_Task statement:_ Repeat every record exactly, but keep images out of the copy.

_Dataset content:_

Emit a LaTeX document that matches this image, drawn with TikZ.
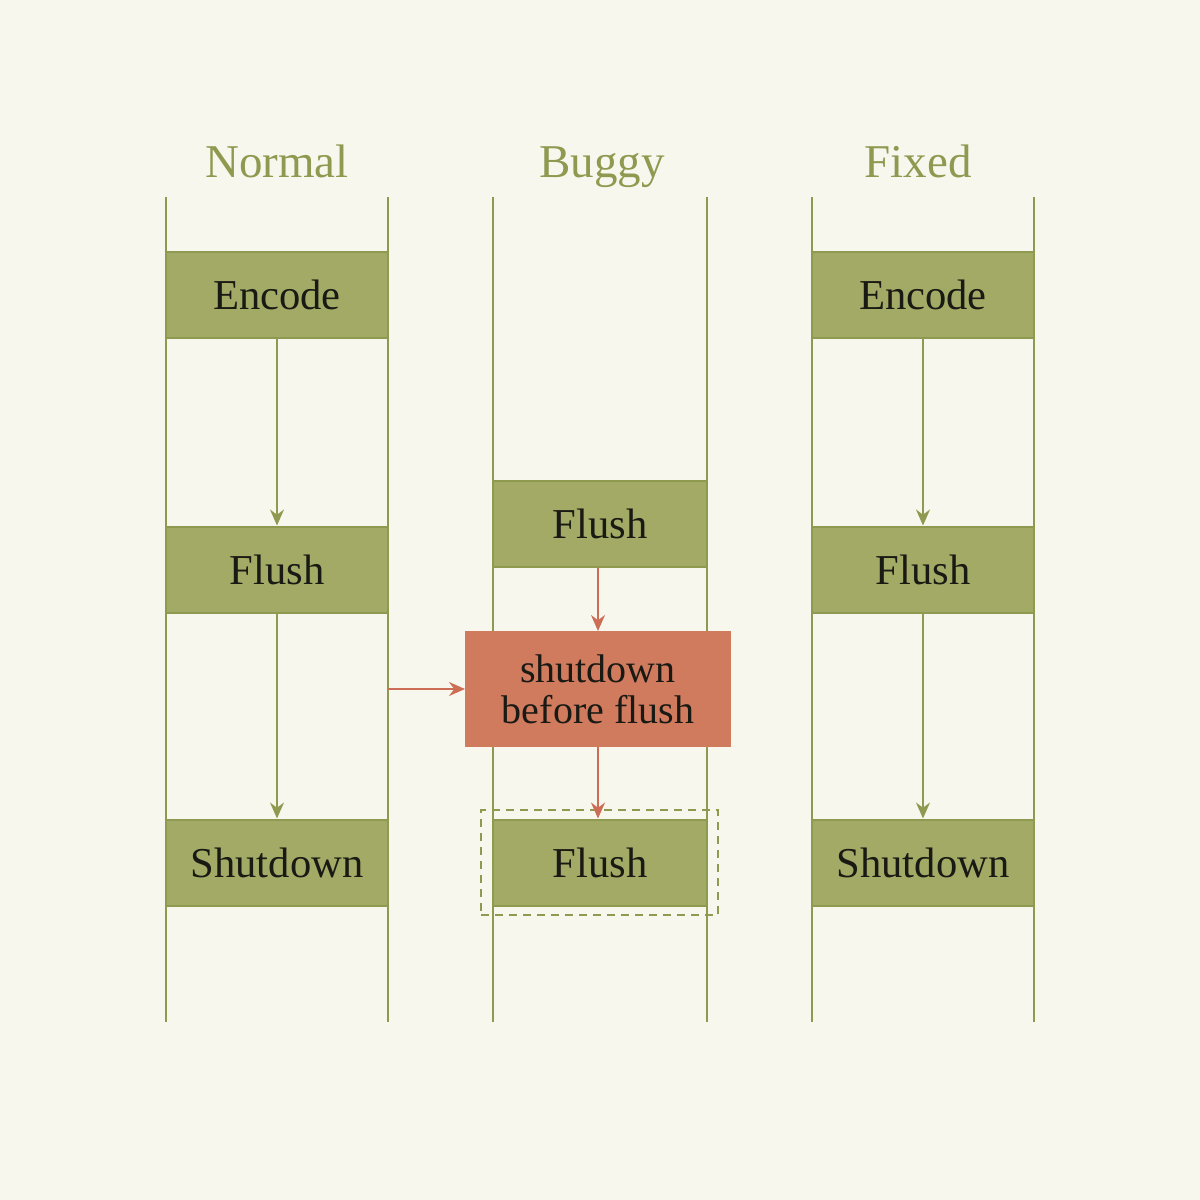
\documentclass[tikz,border=0pt]{standalone}
\usepackage{fontspec}
\setmainfont{Liberation Serif}
\usetikzlibrary{arrows.meta}
\definecolor{bg}{HTML}{F8F7EE}
\definecolor{olive}{HTML}{8F9A50}
\definecolor{olivefill}{HTML}{A3AA66}
\definecolor{redfill}{HTML}{D07A5E}
\definecolor{redline}{HTML}{CC6E55}
\definecolor{ink}{HTML}{1A1A14}
\tikzset{
  stagebox/.style={rectangle, fill=olivefill, draw=olive, line width=1pt, minimum width=111pt, minimum height=43pt, inner sep=0pt, text=ink, font=\fontsize{21.3}{23}\selectfont},
  bugbox/.style={rectangle, fill=redfill, draw=redfill, line width=1pt, minimum width=132pt, minimum height=57pt, inner sep=0pt, align=center, text=ink, font=\fontsize{20}{20.5}\selectfont},
  lane/.style={draw=olive, line width=1pt},
  title/.style={text=olive, font=\fontsize{23.5}{26}\selectfont, anchor=base},
  garrow/.style={draw=olive, line width=1pt, -{Stealth[length=8pt,width=7pt]}},
  rarrow/.style={draw=redline, line width=1pt, -{Stealth[length=8pt,width=7pt]}},
  dashbox/.style={draw=olive, line width=1pt, dash pattern=on 4pt off 3pt, minimum width=118.5pt, minimum height=52.5pt, inner sep=0pt}
}
\begin{document}
\begin{tikzpicture}[x=0.5pt,y=-0.5pt]
\fill[bg] (0,0) rectangle (1200,1200);
\useasboundingbox (0,0) rectangle (1200,1200);
% lanes
\foreach \xa/\xb/\n in {166/388/a,493/707/b,812/1034/c}{
  \coordinate (\n lt) at (\xa,197); \coordinate (\n lb) at (\xa,1022);
  \coordinate (\n rt) at (\xb,197); \coordinate (\n rb) at (\xb,1022);
  \draw[lane] (\n lt) -- (\n lb);
  \draw[lane] (\n rt) -- (\n rb);
}
% titles
\node[title] (tn) at (277,177) {Normal};
\node[title] (tb) at (602,177) {Buggy};
\node[title] (tf) at (918,177) {Fixed};
% normal column
\node[stagebox] (enc1) at (277,295) {Encode};
\node[stagebox] (fl1) at (277,569.5) {Flush};
\node[stagebox] (sd1) at (277,862.5) {Shutdown};
\draw[garrow] (enc1.south) -- (fl1.north);
\draw[garrow] (fl1.south) -- (sd1.north);
% buggy column
\node[stagebox, minimum width=107pt] (fl2) at (600,523.5) {Flush};
\node[dashbox] (dash) at (599.5,862.5) {};
\node[stagebox, minimum width=107pt] (fl2b) at (600,862.5) {Flush};
\node[bugbox] (bug) at (598,689) {shutdown\\before flush};
\draw[rarrow] (fl2.south -| bug.north) -- (bug.north);
\draw[rarrow] (bug.south) -- (bug.south |- fl2b.north);
\coordinate (src) at (388,689);
\draw[rarrow] (src) -- (bug.west);
% fixed column
\node[stagebox] (enc3) at (923,295) {Encode};
\node[stagebox] (fl3) at (923,569.5) {Flush};
\node[stagebox] (sd3) at (923,862.5) {Shutdown};
\draw[garrow] (enc3.south) -- (fl3.north);
\draw[garrow] (fl3.south) -- (sd3.north);
\end{tikzpicture}
\end{document}
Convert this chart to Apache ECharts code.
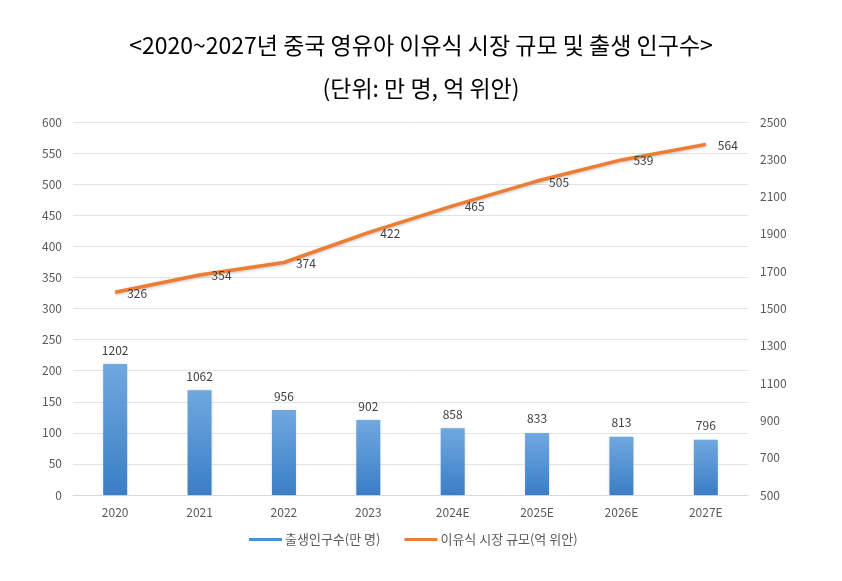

_Solved exercise:_
Emit a LaTeX document that matches this image, drawn with TikZ.
\documentclass[tikz,border=0pt]{standalone}
\usepackage{fontspec}
\setmainfont{Liberation Serif}
\usetikzlibrary{arrows.meta}
\definecolor{bg}{HTML}{F8F7EE}
\definecolor{olive}{HTML}{8F9A50}
\definecolor{olivefill}{HTML}{A3AA66}
\definecolor{redfill}{HTML}{D07A5E}
\definecolor{redline}{HTML}{CC6E55}
\definecolor{ink}{HTML}{1A1A14}
\tikzset{
  stagebox/.style={rectangle, fill=olivefill, draw=olive, line width=1pt, minimum width=111pt, minimum height=43pt, inner sep=0pt, text=ink, font=\fontsize{21.3}{23}\selectfont},
  bugbox/.style={rectangle, fill=redfill, draw=redfill, line width=1pt, minimum width=132pt, minimum height=57pt, inner sep=0pt, align=center, text=ink, font=\fontsize{20}{20.5}\selectfont},
  lane/.style={draw=olive, line width=1pt},
  title/.style={text=olive, font=\fontsize{23.5}{26}\selectfont, anchor=base},
  garrow/.style={draw=olive, line width=1pt, -{Stealth[length=8pt,width=7pt]}},
  rarrow/.style={draw=redline, line width=1pt, -{Stealth[length=8pt,width=7pt]}},
  dashbox/.style={draw=olive, line width=1pt, dash pattern=on 4pt off 3pt, minimum width=118.5pt, minimum height=52.5pt, inner sep=0pt}
}
\begin{document}
\begin{tikzpicture}[x=0.5pt,y=-0.5pt]
\fill[bg] (0,0) rectangle (1200,1200);
\useasboundingbox (0,0) rectangle (1200,1200);
% lanes
\foreach \xa/\xb/\n in {166/388/a,493/707/b,812/1034/c}{
  \coordinate (\n lt) at (\xa,197); \coordinate (\n lb) at (\xa,1022);
  \coordinate (\n rt) at (\xb,197); \coordinate (\n rb) at (\xb,1022);
  \draw[lane] (\n lt) -- (\n lb);
  \draw[lane] (\n rt) -- (\n rb);
}
% titles
\node[title] (tn) at (277,177) {Normal};
\node[title] (tb) at (602,177) {Buggy};
\node[title] (tf) at (918,177) {Fixed};
% normal column
\node[stagebox] (enc1) at (277,295) {Encode};
\node[stagebox] (fl1) at (277,569.5) {Flush};
\node[stagebox] (sd1) at (277,862.5) {Shutdown};
\draw[garrow] (enc1.south) -- (fl1.north);
\draw[garrow] (fl1.south) -- (sd1.north);
% buggy column
\node[stagebox, minimum width=107pt] (fl2) at (600,523.5) {Flush};
\node[dashbox] (dash) at (599.5,862.5) {};
\node[stagebox, minimum width=107pt] (fl2b) at (600,862.5) {Flush};
\node[bugbox] (bug) at (598,689) {shutdown\\before flush};
\draw[rarrow] (fl2.south -| bug.north) -- (bug.north);
\draw[rarrow] (bug.south) -- (bug.south |- fl2b.north);
\coordinate (src) at (388,689);
\draw[rarrow] (src) -- (bug.west);
% fixed column
\node[stagebox] (enc3) at (923,295) {Encode};
\node[stagebox] (fl3) at (923,569.5) {Flush};
\node[stagebox] (sd3) at (923,862.5) {Shutdown};
\draw[garrow] (enc3.south) -- (fl3.north);
\draw[garrow] (fl3.south) -- (sd3.north);
\end{tikzpicture}
\end{document}
Convert this chart to Apache ECharts code.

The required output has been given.